Items from a data source »

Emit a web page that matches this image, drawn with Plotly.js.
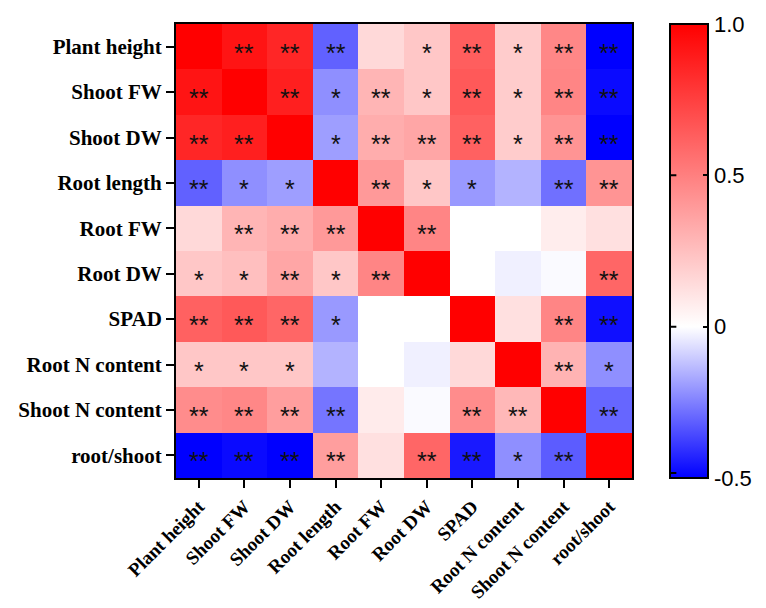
<!DOCTYPE html>
<html>
<head>
<meta charset="utf-8">
<script src="https://cdn.plot.ly/plotly-3.0.1.min.js"></script>
<style>html,body{margin:0;padding:0;background:#fff;}</style>
</head>
<body>
<div id="chart" style="width:766px;height:608px;"></div>
<script>
const categories = ["Plant height","Shoot FW","Shoot DW","Root length","Root FW","Root DW","SPAD","Root N content","Shoot N content","root/shoot"];

const corrValues = [
  [1.00, 0.92, 0.85, -0.31, 0.15, 0.22, 0.63, 0.20, 0.47, -0.50],
  [0.92, 1.00, 0.88, -0.22, 0.29, 0.22, 0.65, 0.20, 0.48, -0.48],
  [0.85, 0.88, 1.00, -0.19, 0.32, 0.35, 0.62, 0.20, 0.42, -0.50],
  [-0.31, -0.22, -0.19, 1.00, 0.40, 0.22, -0.20, -0.15, -0.28, 0.42],
  [0.15, 0.29, 0.32, 0.40, 1.00, 0.48, 0.00, 0.00, 0.07, 0.12],
  [0.22, 0.25, 0.35, 0.22, 0.48, 1.00, 0.00, -0.03, -0.01, 0.60],
  [0.62, 0.65, 0.60, -0.20, 0.00, 0.00, 1.00, 0.12, 0.48, -0.47],
  [0.22, 0.22, 0.22, -0.15, 0.00, -0.03, 0.15, 1.00, 0.30, -0.22],
  [0.45, 0.47, 0.38, -0.27, 0.08, -0.01, 0.45, 0.28, 1.00, -0.30],
  [-0.50, -0.48, -0.50, 0.38, 0.12, 0.60, -0.45, -0.22, -0.32, 1.00]
];

const significance = [
  ["", "**", "**", "**", "", "*", "**", "*", "**", "**"],
  ["**", "", "**", "*", "**", "*", "**", "*", "**", "**"],
  ["**", "**", "", "*", "**", "**", "**", "*", "**", "**"],
  ["**", "*", "*", "", "**", "*", "*", "", "**", "**"],
  ["", "**", "**", "**", "", "**", "", "", "", ""],
  ["*", "*", "**", "*", "**", "", "", "", "", "**"],
  ["**", "**", "**", "*", "", "", "", "", "**", "**"],
  ["*", "*", "*", "", "", "", "", "", "**", "*"],
  ["**", "**", "**", "**", "", "", "**", "**", "", "**"],
  ["**", "**", "**", "**", "", "**", "**", "*", "**", ""]
];

const colorbarTickVals = [1.0, 0.5, 0, -0.5];
const colorbarTickText = ["1.0", "0.5", "0", "-0.5"];
const zMin = -0.5, zMax = 1.0;

const trace = {
  type: "heatmap",
  z: corrValues,
  x: categories,
  y: categories,
  zmin: zMin,
  zmax: zMax,
  colorscale: [[0, "rgb(0,0,255)"], [1/3, "rgb(255,255,255)"], [1, "rgb(255,0,0)"]],
  colorbar: {
    x: 1.083, xanchor: "left", xref: "paper",
    y: 0.5, yanchor: "middle", len: 1.0, lenmode: "fraction",
    thickness: 38, thicknessmode: "pixels",
    outlinewidth: 2, outlinecolor: "#000",
    tickvals: colorbarTickVals, ticktext: colorbarTickText,
    ticks: "inside", ticklen: 6, tickwidth: 2, tickcolor: "#000", ticklabelpad: 12,
    tickfont: {family: "Liberation Sans, Arial, sans-serif", size: 22, color: "#000"},
    xpad: 0, ypad: 0
  }
};

// significance annotations
const annotations = [];
significance.forEach((row, i) => {
  row.forEach((s, j) => {
    if (s) {
      annotations.push({
        x: categories[j], y: categories[i], xref: "x", yref: "y",
        text: s, showarrow: false, yshift: -6,
        font: {family: "Liberation Sans, Arial, sans-serif", size: 25, color: "#111"}
      });
    }
  });
});

// colorbar inner tick marks on the left side
const cbLeft = 1.083;
colorbarTickVals.forEach(v => {
  if (v === zMax) return;
  const yp = (v - zMin) / (zMax - zMin);
  annotations.push({
    x: cbLeft, y: yp, xref: "paper", yref: "paper",
    text: "", showarrow: true, arrowhead: 0, arrowwidth: 2, arrowcolor: "#000",
    ax: 7, ay: 0, standoff: 0, startstandoff: 0,
    yshift: v === zMin ? 5 : 0, xshift: 1
  });
});

const layout = {
  width: 766, height: 608,
  margin: {l: 176, r: 134, t: 24, b: 130, autoexpand: false},
  paper_bgcolor: "#fff", plot_bgcolor: "#fff",
  annotations: annotations,
  xaxis: {
    type: "category",
    tickangle: -45,
    ticks: "outside", ticklen: 8, tickwidth: 2, tickcolor: "#000",
    showline: true, linewidth: 2, linecolor: "#000", mirror: true,
    tickfont: {family: "Liberation Serif, Times New Roman, serif", size: 19, color: "#000", weight: "bold"},
    showgrid: false, zeroline: false, fixedrange: true
  },
  yaxis: {
    type: "category",
    autorange: "reversed",
    ticks: "outside", ticklen: 8, tickwidth: 2, tickcolor: "#000",
    showline: true, linewidth: 2, linecolor: "#000", mirror: true,
    tickfont: {family: "Liberation Serif, Times New Roman, serif", size: 21, color: "#000", weight: "bold"},
    showgrid: false, zeroline: false, fixedrange: true
  }
};

Plotly.newPlot("chart", [trace], layout, {displayModeBar: false, staticPlot: true});
</script>
</body>
</html>
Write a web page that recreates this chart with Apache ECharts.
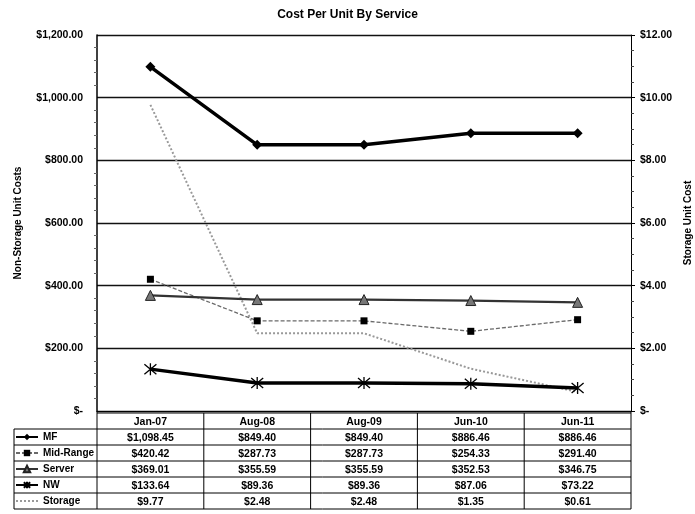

What to do » From the top of the listing above, repeat each line exactly until you reach the line containing "const zMin = -0.5, zMax = 1.0;", and repeat that one too. Leave the pictures out.

Task solution »
Emit a web page that matches this image, drawn with Plotly.js.
<!DOCTYPE html>
<html>
<head>
<meta charset="utf-8">
<script src="https://cdn.plot.ly/plotly-3.0.1.min.js"></script>
<style>html,body{margin:0;padding:0;background:#fff;}</style>
</head>
<body>
<div id="chart" style="width:766px;height:608px;"></div>
<script>
const categories = ["Plant height","Shoot FW","Shoot DW","Root length","Root FW","Root DW","SPAD","Root N content","Shoot N content","root/shoot"];

const corrValues = [
  [1.00, 0.92, 0.85, -0.31, 0.15, 0.22, 0.63, 0.20, 0.47, -0.50],
  [0.92, 1.00, 0.88, -0.22, 0.29, 0.22, 0.65, 0.20, 0.48, -0.48],
  [0.85, 0.88, 1.00, -0.19, 0.32, 0.35, 0.62, 0.20, 0.42, -0.50],
  [-0.31, -0.22, -0.19, 1.00, 0.40, 0.22, -0.20, -0.15, -0.28, 0.42],
  [0.15, 0.29, 0.32, 0.40, 1.00, 0.48, 0.00, 0.00, 0.07, 0.12],
  [0.22, 0.25, 0.35, 0.22, 0.48, 1.00, 0.00, -0.03, -0.01, 0.60],
  [0.62, 0.65, 0.60, -0.20, 0.00, 0.00, 1.00, 0.12, 0.48, -0.47],
  [0.22, 0.22, 0.22, -0.15, 0.00, -0.03, 0.15, 1.00, 0.30, -0.22],
  [0.45, 0.47, 0.38, -0.27, 0.08, -0.01, 0.45, 0.28, 1.00, -0.30],
  [-0.50, -0.48, -0.50, 0.38, 0.12, 0.60, -0.45, -0.22, -0.32, 1.00]
];

const significance = [
  ["", "**", "**", "**", "", "*", "**", "*", "**", "**"],
  ["**", "", "**", "*", "**", "*", "**", "*", "**", "**"],
  ["**", "**", "", "*", "**", "**", "**", "*", "**", "**"],
  ["**", "*", "*", "", "**", "*", "*", "", "**", "**"],
  ["", "**", "**", "**", "", "**", "", "", "", ""],
  ["*", "*", "**", "*", "**", "", "", "", "", "**"],
  ["**", "**", "**", "*", "", "", "", "", "**", "**"],
  ["*", "*", "*", "", "", "", "", "", "**", "*"],
  ["**", "**", "**", "**", "", "", "**", "**", "", "**"],
  ["**", "**", "**", "**", "", "**", "**", "*", "**", ""]
];

const colorbarTickVals = [1.0, 0.5, 0, -0.5];
const colorbarTickText = ["1.0", "0.5", "0", "-0.5"];
const zMin = -0.5, zMax = 1.0;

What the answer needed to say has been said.